Loi de programmation des finances publiques : « La crédibilité de la trajectoire peut être discutée »
Le président de la Cour des comptes n’était pas venu présenter que son avis sur le budget 2024. Un autre dossier occupe ses services depuis un an : la loi de programmation des finances publiques (LPFP). Ce texte, issu d’un engagement de la France devant la Commission européenne, n’a toujours pas été adopté par le Parlement. En décembre 2022, la commission mixte paritaire, réunissant sénateurs et députés, avait échoué à trouver un accord. Le texte est à nouveau examiné par l’Assemblée nationale à la fin du mois de septembre, avant d’arriver au Sénat. Le gouvernement souhaite qu’il soit rapidement adopté, faisant planer l’ombre du 49.3.
Sur le fond, la loi de programmation des finances publiques a pour objectif de prévoir la trajectoire financière de la France sur la période 2023-2027. Son but principal est de rapporter le déficit public à 3% du PIB d’ici 2027. Le Haut Conseil des finances publiques avait déjà rendu un avis critique sur le texte en septembre 2022. Il se prononce à nouveau en septembre 2023, après la révision des prévisions macroéconomiques par le gouvernement.
Sur ce volet aussi, l’avis de Pierre Moscovici est clair : « Le scénario macroéconomique du gouvernement ne repose pas sur des prévisions totalement irréalistes, mais se base tout de même sur des hypothèses favorables ». D’après le président de la Cour des comptes, au-delà de l’optimisme sur les prévisions de croissance, l’évolution des dépenses et des recettes prévue par le gouvernement est ambitieuse. Selon lui, la baisse des dépenses publiques, issue entre autres de la réforme des retraites, de la réforme de l’assurance et chômage et de la contention de la hausse des dépenses de santé est « exigeante ». Il conclut : « La crédibilité de la trajectoire peut être discutée ».
Endettement : « Nous ne sommes plus devant les risques, ils sont là »

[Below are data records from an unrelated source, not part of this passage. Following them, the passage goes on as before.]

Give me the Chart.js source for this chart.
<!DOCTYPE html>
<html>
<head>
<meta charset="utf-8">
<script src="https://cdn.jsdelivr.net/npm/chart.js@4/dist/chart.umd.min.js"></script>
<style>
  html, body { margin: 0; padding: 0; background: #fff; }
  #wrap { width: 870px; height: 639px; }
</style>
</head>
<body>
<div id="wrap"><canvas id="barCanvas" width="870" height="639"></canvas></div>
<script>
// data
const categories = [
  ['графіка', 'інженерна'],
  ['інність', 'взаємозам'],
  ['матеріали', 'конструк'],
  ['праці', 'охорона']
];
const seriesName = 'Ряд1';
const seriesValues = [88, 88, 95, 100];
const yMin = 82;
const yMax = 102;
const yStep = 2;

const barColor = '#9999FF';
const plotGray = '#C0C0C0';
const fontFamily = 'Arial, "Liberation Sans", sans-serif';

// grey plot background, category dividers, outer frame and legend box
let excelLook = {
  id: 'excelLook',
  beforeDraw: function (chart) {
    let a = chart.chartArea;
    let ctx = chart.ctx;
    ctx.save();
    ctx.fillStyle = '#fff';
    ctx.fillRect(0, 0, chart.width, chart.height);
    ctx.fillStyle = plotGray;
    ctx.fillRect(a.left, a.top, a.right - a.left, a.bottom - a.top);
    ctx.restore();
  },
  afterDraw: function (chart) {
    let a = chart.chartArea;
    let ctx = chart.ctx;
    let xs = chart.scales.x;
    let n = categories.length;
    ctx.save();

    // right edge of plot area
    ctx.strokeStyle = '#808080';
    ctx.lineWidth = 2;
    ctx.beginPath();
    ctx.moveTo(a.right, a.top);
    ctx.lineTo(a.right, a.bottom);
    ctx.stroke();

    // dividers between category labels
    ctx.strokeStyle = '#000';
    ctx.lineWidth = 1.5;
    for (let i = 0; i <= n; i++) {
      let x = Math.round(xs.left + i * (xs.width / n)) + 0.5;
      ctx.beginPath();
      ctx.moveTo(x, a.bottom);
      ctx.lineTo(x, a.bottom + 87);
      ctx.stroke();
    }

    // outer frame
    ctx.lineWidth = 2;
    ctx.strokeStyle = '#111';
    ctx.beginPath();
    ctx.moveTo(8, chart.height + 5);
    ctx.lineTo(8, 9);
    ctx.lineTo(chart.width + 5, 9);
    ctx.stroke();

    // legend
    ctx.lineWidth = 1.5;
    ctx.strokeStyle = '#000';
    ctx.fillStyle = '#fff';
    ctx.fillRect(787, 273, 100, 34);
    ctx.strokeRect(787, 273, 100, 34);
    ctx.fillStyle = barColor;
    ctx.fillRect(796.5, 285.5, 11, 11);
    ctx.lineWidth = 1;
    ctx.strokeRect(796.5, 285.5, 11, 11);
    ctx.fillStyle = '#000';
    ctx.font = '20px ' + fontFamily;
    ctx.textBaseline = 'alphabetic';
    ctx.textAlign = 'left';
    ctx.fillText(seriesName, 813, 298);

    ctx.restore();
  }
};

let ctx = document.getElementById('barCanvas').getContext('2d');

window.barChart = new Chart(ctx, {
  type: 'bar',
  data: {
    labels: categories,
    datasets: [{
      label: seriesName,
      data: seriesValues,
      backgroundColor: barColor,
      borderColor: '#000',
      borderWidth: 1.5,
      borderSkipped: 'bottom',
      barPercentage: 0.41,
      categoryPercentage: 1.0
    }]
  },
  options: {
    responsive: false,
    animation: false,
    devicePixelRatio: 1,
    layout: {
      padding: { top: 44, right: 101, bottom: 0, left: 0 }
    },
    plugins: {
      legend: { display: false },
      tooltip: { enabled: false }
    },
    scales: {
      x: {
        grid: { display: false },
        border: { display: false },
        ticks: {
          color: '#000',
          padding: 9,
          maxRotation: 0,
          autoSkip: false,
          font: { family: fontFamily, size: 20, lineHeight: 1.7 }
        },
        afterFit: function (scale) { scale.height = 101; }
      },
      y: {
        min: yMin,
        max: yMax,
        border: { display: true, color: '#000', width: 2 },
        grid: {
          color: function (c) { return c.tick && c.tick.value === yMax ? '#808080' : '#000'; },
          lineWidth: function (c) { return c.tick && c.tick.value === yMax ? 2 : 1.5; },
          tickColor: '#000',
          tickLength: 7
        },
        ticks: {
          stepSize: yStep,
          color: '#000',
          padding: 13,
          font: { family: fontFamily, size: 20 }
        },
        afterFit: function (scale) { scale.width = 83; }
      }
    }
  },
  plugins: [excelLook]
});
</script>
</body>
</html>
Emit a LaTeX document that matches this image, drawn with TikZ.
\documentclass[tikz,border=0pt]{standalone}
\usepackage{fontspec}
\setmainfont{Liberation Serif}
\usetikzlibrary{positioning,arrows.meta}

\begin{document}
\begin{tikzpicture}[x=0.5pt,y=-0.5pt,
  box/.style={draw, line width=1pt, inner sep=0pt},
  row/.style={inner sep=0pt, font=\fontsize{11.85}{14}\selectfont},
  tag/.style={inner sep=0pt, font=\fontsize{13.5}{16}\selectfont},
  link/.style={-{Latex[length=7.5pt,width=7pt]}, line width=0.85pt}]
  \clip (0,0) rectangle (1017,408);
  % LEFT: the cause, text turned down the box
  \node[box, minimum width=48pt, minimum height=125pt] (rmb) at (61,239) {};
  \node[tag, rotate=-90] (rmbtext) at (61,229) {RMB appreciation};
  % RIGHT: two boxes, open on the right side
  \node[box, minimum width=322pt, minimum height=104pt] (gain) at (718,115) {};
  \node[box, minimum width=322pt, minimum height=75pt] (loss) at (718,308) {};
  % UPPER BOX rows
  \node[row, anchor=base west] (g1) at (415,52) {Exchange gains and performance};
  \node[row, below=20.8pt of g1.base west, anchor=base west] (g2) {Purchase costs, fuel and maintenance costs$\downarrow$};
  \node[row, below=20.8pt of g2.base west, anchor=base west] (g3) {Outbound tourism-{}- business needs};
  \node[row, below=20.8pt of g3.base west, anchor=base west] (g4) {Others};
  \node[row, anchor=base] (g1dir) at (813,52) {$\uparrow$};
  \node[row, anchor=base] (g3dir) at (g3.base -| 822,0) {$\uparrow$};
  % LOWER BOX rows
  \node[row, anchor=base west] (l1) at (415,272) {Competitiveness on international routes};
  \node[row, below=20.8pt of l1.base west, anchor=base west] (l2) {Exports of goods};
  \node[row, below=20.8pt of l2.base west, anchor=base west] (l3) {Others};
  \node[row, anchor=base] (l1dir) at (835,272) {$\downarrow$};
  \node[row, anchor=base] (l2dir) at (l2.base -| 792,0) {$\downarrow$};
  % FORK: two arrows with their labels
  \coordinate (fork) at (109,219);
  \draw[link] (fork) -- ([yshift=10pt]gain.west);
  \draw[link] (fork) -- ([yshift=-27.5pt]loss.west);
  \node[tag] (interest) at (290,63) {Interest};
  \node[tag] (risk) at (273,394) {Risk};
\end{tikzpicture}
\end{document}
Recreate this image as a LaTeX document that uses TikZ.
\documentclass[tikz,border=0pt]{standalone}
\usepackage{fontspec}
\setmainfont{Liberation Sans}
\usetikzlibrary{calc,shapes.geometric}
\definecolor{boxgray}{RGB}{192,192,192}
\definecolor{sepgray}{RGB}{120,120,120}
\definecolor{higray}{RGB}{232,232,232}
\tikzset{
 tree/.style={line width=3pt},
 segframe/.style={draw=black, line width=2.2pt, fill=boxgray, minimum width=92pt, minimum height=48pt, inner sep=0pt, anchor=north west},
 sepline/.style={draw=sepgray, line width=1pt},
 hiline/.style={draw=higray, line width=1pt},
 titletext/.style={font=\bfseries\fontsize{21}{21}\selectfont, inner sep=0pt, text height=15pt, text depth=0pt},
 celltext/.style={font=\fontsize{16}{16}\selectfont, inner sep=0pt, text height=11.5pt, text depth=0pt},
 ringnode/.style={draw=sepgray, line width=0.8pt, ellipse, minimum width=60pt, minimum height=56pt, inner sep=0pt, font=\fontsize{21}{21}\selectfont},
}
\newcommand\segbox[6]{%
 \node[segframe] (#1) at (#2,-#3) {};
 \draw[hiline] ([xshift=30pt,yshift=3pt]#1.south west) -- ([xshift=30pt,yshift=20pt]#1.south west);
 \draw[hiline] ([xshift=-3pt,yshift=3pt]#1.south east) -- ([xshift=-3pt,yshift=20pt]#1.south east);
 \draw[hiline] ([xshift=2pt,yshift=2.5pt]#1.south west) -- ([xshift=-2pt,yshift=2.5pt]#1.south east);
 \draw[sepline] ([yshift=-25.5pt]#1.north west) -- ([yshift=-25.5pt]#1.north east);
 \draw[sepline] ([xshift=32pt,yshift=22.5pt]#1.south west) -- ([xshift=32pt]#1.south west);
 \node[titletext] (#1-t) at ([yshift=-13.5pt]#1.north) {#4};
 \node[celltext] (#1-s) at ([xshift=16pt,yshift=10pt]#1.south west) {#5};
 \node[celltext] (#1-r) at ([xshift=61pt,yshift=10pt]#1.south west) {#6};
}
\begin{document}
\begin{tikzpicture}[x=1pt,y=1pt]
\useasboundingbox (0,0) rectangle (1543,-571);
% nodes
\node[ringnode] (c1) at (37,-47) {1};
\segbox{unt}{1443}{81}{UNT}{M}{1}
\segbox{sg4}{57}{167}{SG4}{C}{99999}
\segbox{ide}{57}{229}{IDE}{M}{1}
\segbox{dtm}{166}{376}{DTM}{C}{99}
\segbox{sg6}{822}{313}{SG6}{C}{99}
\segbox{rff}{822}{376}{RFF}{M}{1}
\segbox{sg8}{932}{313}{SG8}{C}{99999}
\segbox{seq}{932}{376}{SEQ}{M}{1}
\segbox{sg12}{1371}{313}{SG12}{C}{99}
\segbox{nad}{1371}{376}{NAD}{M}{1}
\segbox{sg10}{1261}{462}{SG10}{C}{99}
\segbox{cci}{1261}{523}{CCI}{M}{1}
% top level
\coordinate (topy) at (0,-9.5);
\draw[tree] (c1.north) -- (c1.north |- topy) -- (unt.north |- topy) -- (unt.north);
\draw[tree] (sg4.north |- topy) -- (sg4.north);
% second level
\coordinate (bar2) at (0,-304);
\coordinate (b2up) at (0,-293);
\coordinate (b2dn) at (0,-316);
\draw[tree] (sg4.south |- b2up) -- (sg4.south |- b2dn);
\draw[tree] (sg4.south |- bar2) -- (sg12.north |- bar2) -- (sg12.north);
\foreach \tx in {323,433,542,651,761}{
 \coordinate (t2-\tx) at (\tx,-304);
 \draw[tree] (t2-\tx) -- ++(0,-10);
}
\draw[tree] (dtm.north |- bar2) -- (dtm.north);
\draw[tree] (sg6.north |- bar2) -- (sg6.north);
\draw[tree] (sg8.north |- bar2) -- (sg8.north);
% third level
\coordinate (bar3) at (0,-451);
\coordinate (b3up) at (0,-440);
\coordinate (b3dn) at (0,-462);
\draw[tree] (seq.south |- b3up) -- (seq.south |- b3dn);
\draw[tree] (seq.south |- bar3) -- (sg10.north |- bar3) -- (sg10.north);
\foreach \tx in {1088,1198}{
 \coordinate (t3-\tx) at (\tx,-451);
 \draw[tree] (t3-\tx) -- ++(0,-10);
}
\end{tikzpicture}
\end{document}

Le point sur lequel alerte Pierre Moscovici, c’est le poids de la charge de la dette. D’après lui, son augmentation est « spectaculaire ». Elle est due majoritairement à la hausse des taux d’intérêt, qui a été mise en œuvre par les banques centrales, dont la banque centrale européenne, pour enrayer l’inflation. Le président de la Cour des comptes alerte : « Nous ne sommes plus devant les risques, ils sont là. La hausse des taux est là ».
Pour lui, la seule solution est une refonte du sol au plafond des dépenses publiques. Pierre Moscovici, qui se dit loin de prôner l’austérité, préconise de « lever le capot » de la dépense publique. « Il faut changer nos comportements collectifs et changer de méthode, passer à de vraies revues des dépenses publiques », expose-t-il devant les sénateurs, pour la plupart déjà acquis à sa cause. Les débats lors de l’arrivée de la loi de programmation des finances publiques au Sénat, puis du projet de loi de finances pour 2024 promettent d’être animés dans l’hémicycle de la Chambre haute.